ATSI CEO Art Smith says the company is currently undergoing a re-incorporation in Nevada in an effort to shine a light on some of the people who have been driving the company's stock price down.
"An important reason why we are going through this reincorporation in Nevada is to squeeze out some of these guys that have been naked short selling," Smith says. "The re-incorporation in Nevada will permit us to require the delivery of certificates representing our shares for exchange in connection with the re-incorporation or subsequent changes in our capital structure. We believe that the practice of naked short sales, and the depression or our stock price which it has caused, will be discouraged as a result of the merger."

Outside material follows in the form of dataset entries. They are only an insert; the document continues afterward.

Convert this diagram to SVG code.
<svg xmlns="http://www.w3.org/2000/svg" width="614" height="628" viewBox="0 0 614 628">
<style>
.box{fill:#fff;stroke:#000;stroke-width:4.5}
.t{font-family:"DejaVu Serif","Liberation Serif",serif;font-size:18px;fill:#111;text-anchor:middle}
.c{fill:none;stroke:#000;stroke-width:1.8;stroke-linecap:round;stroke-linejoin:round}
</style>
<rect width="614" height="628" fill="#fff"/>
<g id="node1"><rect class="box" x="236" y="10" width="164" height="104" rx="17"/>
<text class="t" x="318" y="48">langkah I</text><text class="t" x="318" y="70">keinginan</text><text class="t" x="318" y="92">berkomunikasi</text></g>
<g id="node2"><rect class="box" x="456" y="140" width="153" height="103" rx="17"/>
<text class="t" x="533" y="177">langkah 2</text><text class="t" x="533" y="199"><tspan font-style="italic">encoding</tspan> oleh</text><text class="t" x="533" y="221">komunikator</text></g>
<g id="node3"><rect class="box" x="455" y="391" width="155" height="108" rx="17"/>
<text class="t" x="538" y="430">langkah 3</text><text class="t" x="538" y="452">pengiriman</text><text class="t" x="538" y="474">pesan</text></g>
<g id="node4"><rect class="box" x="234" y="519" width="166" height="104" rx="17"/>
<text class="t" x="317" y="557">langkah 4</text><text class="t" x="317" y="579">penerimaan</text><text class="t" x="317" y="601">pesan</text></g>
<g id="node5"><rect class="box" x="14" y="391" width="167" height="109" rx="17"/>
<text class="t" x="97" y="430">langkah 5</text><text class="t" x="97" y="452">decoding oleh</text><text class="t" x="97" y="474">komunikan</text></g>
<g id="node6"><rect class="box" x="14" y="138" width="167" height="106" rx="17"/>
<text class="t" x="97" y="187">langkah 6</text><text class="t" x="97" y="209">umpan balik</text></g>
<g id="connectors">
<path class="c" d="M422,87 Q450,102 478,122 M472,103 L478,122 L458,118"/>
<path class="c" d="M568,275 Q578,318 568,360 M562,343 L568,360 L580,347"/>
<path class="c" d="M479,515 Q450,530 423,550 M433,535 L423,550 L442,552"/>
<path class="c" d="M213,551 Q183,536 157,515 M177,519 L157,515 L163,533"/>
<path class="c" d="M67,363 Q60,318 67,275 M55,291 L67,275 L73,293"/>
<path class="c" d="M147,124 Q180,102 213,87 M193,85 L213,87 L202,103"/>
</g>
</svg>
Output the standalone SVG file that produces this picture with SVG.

Getting a bead on who is manipulating the market through naked short selling is difficult at best. Most of the illicit trades are carried out using shell companies based overseas, Christian says. But recent sting operations carried out by federal authorities have revealed the involvement of all five major crime families, he adds.

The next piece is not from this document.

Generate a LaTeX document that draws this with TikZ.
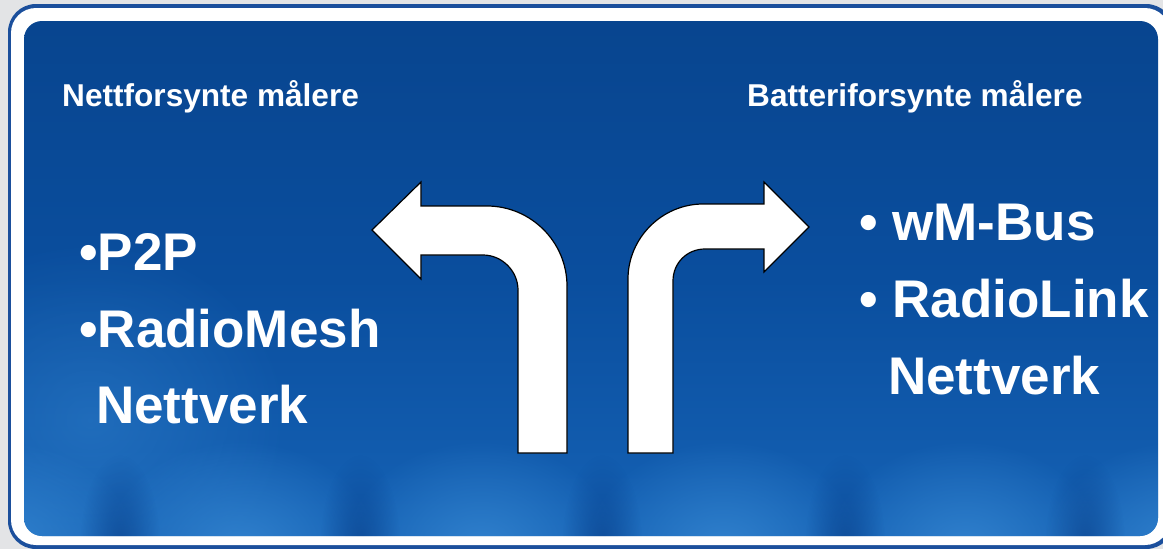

"This is one of the largest commercial frauds in U.S. history," Christian says. "It is financial terrorism on America."
Christian says that any small company sucked into a naked-shorting scheme faces an uphill climb in preventing their stock from going into a death spiral.

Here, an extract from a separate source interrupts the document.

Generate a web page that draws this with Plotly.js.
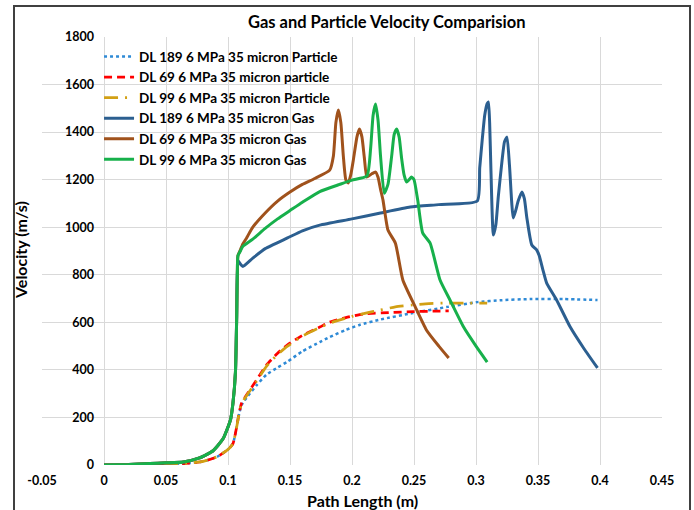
<!DOCTYPE html>
<html>
<head>
<meta charset="utf-8">
<script src="https://cdn.plot.ly/plotly-3.0.1.min.js"></script>
<style>html,body{margin:0;padding:0;background:#fff;}#chart{width:694px;height:510px;}</style>
</head>
<body>
<div id="chart"></div>
<script>
// ---- Data ----
var seriesNames = [
  "DL 189 6 MPa 35 micron Particle",
  "DL 69 6 MPa 35 micron particle",
  "DL 99 6 MPa 35 micron Particle",
  "DL 189 6 MPa 35 micron Gas",
  "DL 69 6 MPa 35 micron Gas",
  "DL 99 6 MPa 35 micron Gas"
];

var p189X = [0, 0.045, 0.069, 0.08, 0.091, 0.1, 0.104, 0.107, 0.109, 0.111, 0.116, 0.123, 0.131, 0.14, 0.148, 0.16, 0.174, 0.182, 0.195, 0.206, 0.223, 0.249, 0.277, 0.301, 0.32, 0.344, 0.37, 0.398];
var p189Y = [0, 0, 8, 15, 34, 65, 90, 160, 215, 252, 290, 335, 380, 410, 435, 478, 517, 538, 568, 589, 612, 639, 665, 685, 693, 698, 698, 694];

var p69X = [0, 0.045, 0.069, 0.08, 0.091, 0.1, 0.104, 0.107, 0.109, 0.111, 0.116, 0.123, 0.131, 0.14, 0.148, 0.16, 0.174, 0.182, 0.195, 0.209, 0.23, 0.249, 0.265, 0.278];
var p69Y = [0, 0, 8, 15, 34, 65, 90, 160, 220, 261, 303, 357, 420, 470, 505, 545, 580, 601, 620, 635, 641, 645, 647, 648];

var p99X = [0, 0.045, 0.069, 0.08, 0.091, 0.1, 0.104, 0.107, 0.109, 0.111, 0.116, 0.123, 0.131, 0.14, 0.148, 0.16, 0.174, 0.185, 0.2, 0.212, 0.223, 0.235, 0.249, 0.262, 0.277, 0.29, 0.309];
var p99Y = [0, 0, 8, 15, 34, 65, 90, 160, 218, 258, 300, 352, 415, 465, 500, 542, 578, 602, 625, 640, 652, 665, 673, 679, 681, 681, 681];

var g189X = [0, 0.02, 0.037, 0.05, 0.064, 0.077, 0.088, 0.096, 0.102, 0.104, 0.106, 0.107, 0.108, 0.11, 0.112, 0.12, 0.13, 0.148, 0.16, 0.174, 0.2, 0.223, 0.247, 0.27, 0.301, 0.303, 0.305, 0.307, 0.309, 0.310, 0.311, 0.312, 0.314, 0.316, 0.318, 0.321, 0.323, 0.325, 0.327, 0.330, 0.332, 0.334, 0.337, 0.339, 0.341, 0.345, 0.349, 0.351, 0.354, 0.357, 0.365, 0.376, 0.387, 0.398];
var g189Y = [0, 2, 6, 9, 13, 30, 60, 110, 190, 260, 390, 620, 860, 845, 835, 870, 910, 955, 985, 1009, 1035, 1060, 1085, 1095, 1110, 1250, 1366, 1470, 1520, 1527, 1440, 1250, 967, 1010, 1130, 1280, 1360, 1379, 1260, 1039, 1070, 1110, 1148, 1120, 1040, 925, 904, 880, 820, 765, 694, 580, 490, 408];

var g69X = [0, 0.02, 0.037, 0.05, 0.064, 0.077, 0.088, 0.096, 0.102, 0.104, 0.106, 0.107, 0.1075, 0.108, 0.11, 0.112, 0.115, 0.12, 0.13, 0.14, 0.15, 0.16, 0.17, 0.182, 0.185, 0.187, 0.189, 0.191, 0.193, 0.195, 0.197, 0.199, 0.201, 0.204, 0.206, 0.208, 0.21, 0.212, 0.216, 0.219, 0.221, 0.223, 0.225, 0.229, 0.235, 0.241, 0.251, 0.26, 0.27, 0.278];
var g69Y = [0, 2, 6, 9, 13, 30, 60, 110, 190, 260, 390, 620, 800, 880, 905, 930, 955, 1000, 1060, 1110, 1148, 1180, 1205, 1240, 1300, 1440, 1493, 1440, 1300, 1200, 1186, 1220, 1280, 1380, 1413, 1380, 1290, 1211, 1225, 1232, 1210, 1160, 1114, 988, 933, 778, 665, 568, 500, 450];

var g99X = [0, 0.02, 0.037, 0.05, 0.064, 0.077, 0.088, 0.096, 0.102, 0.104, 0.106, 0.107, 0.1075, 0.108, 0.11, 0.112, 0.12, 0.13, 0.14, 0.15, 0.16, 0.174, 0.19, 0.2, 0.212, 0.215, 0.217, 0.219, 0.221, 0.223, 0.226, 0.229, 0.232, 0.234, 0.236, 0.238, 0.24, 0.242, 0.244, 0.246, 0.248, 0.25, 0.253, 0.257, 0.263, 0.271, 0.279, 0.29, 0.3, 0.309];
var g99Y = [0, 2, 6, 9, 13, 30, 60, 110, 190, 260, 390, 620, 800, 880, 900, 920, 950, 995, 1035, 1070, 1105, 1150, 1180, 1198, 1215, 1330, 1470, 1518, 1450, 1300, 1143, 1180, 1300, 1390, 1413, 1380, 1290, 1220, 1190, 1200, 1211, 1200, 1114, 976, 933, 778, 694, 580, 500, 433];

var xTickVals = [-0.05, 0, 0.05, 0.1, 0.15, 0.2, 0.25, 0.3, 0.35, 0.4, 0.45];
var xTickText = ["-0.05", "0", "0.05", "0.1", "0.15", "0.2", "0.25", "0.3", "0.35", "0.4", "0.45"];
var yTickVals = [0, 200, 400, 600, 800, 1000, 1200, 1400, 1600, 1800];

// ---- Styles ----
var FONT = "Lato, 'Open Sans', sans-serif";
function trace(x, y, name, color, width, dash) {
  return {x: x, y: y, name: name, type: 'scatter', mode: 'lines',
          line: {color: color, width: width, dash: dash, shape: 'spline', smoothing: 0.5},
          hoverinfo: 'skip'};
}
var data = [
  trace(p189X, p189Y, seriesNames[0], '#2E8AD6', 2.5, 'dot'),
  trace(p69X, p69Y, seriesNames[1], '#FF0000', 2.75, '8px,5px'),
  trace(p99X, p99Y, seriesNames[2], '#D2A014', 2.75, '14px,7px,2px,7px'),
  trace(g189X, g189Y, seriesNames[3], '#2C5F90', 3, 'solid'),
  trace(g69X, g69Y, seriesNames[4], '#A0521C', 3, 'solid'),
  trace(g99X, g99Y, seriesNames[5], '#17B04B', 3, 'solid')
];

var layout = {
  width: 694, height: 510,
  margin: {l: 42, r: 32, t: 37, b: 45, pad: 0},
  paper_bgcolor: '#ffffff', plot_bgcolor: '#ffffff',
  font: {family: FONT, color: '#000000', size: 12},
  showlegend: true,
  title: {text: 'Gas and Particle Velocity Comparision', font: {family: FONT, size: 16.5, weight: 'bold', color: '#000'},
          xref: 'paper', x: 0.556, xanchor: 'center', yref: 'container', y: 1 - 22/510, yanchor: 'middle'},
  xaxis: {
    range: [-0.05, 0.45], tickvals: xTickVals, ticktext: xTickText,
    showgrid: true, gridcolor: '#d9d9d9', gridwidth: 1, zeroline: false,
    showline: false, ticks: '', fixedrange: true,
    tickfont: {family: FONT, size: 12.5, weight: 'bold', color: '#000'}, ticklabelstandoff: 6
  },
  yaxis: {
    range: [0, 1800], tickvals: yTickVals, anchor: 'free', position: 0.1,
    showgrid: true, gridcolor: '#d9d9d9', gridwidth: 1, zeroline: false,
    showline: false, ticks: '', fixedrange: true,
    tickfont: {family: FONT, size: 12.5, weight: 'bold', color: '#000'}, ticklabelstandoff: 10
  },
  legend: {x: 0.092, y: 0.99, xanchor: 'left', yanchor: 'top', bgcolor: 'rgba(0,0,0,0)',
           font: {family: FONT, size: 13.5, weight: 'bold', color: '#000'}, traceorder: 'normal', tracegroupgap: 0},
  annotations: [
    {text: 'Velocity (m/s)', xref: 'paper', yref: 'paper', x: (20-42)/620, y: (465-250)/428,
     textangle: -90, showarrow: false, xanchor: 'center', yanchor: 'middle',
     font: {family: FONT, size: 16, weight: 'bold', color: '#000'}},
    {text: 'Path Length (m)', xref: 'paper', yref: 'paper', x: (362-42)/620, y: (465-500)/428,
     showarrow: false, xanchor: 'center', yanchor: 'middle',
     font: {family: FONT, size: 16, weight: 'bold', color: '#000'}}
  ],
  shapes: [
    {type: 'rect', xref: 'paper', yref: 'paper', x0: (14-42)/620, x1: (690-42)/620, y0: (465-520)/428, y1: (465-6)/428,
     line: {color: '#404040', width: 2}, fillcolor: 'rgba(0,0,0,0)', layer: 'below'}
  ]
};

Plotly.newPlot('chart', data, layout, {displayModeBar: false, staticPlot: true});
</script>
</body>
</html>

"We have companies that have traded more shares in one day than they have issued and outstanding," Christian says. "We have several companies who in 90-day periods have traded 170 million shares while only 50 million of those shares have cleared. The difference is naked shorts."
Christian says the practice of naked short selling is supported by an intricate web of broker dealers, clearing firms and offshore companies. He even puts part of the blame for the continuing problem on structural issues within the Depository Trust Co. (DTC), which oversees the electronic exchange of stocks.
The DTC, a subsidiary of the Depository Trust & Clearing Corp., is a member of the U.S. Federal Reserve System. DTC operates as a limited-purpose trust company under New York State banking law and is a registered clearing agency with the SEC.
The depository was established to bring efficiency to the securities industry by retaining custody of some 2 million securities issues, effectively "dematerializing" most of them so that they exist only as electronic files rather than as countless pieces of paper.
Tidelands CEO Michael Ward, who is considering taking legal action against naked short sellers similar to that taken by ATSI, says the weak link in the current DTC electronic trading system is the lag time involved in delivering the stock certificates that people are purporting to sell.
"Because it is all done electronically, the actual stock certificates don't trade hands until days later, if at all," Ward says.
In a statement last year, the DTC denied that it facilitates naked shorting in any way:
"DTC rules do not allow its participants to be short in deliveries to other participant firms. While a brokerage firm can lend shares to an investor, the brokerage firm cannot be short in delivering shares to another brokerage firm through DTC. If necessary, a firm can and must borrow shares from one or more brokerage firms that currently have enough shares in inventory to lend. Brokers who fail to deliver shares owed at DTC are subject to penalties."
But Ward says such penalties are rarely handed out. Such lax enforcement is one of the reasons Tidelands attempted to exit the DTC's electronic trading system last year before the SEC stopped them. The SEC began in 1999 looking at making changes to its short-selling rules to address some of the concerns raised by companies like Tidelands, but it has yet to take action.
"The SEC says they will do something," Ward says. "I think that they will spank a few hands, but it will take years to reform the system."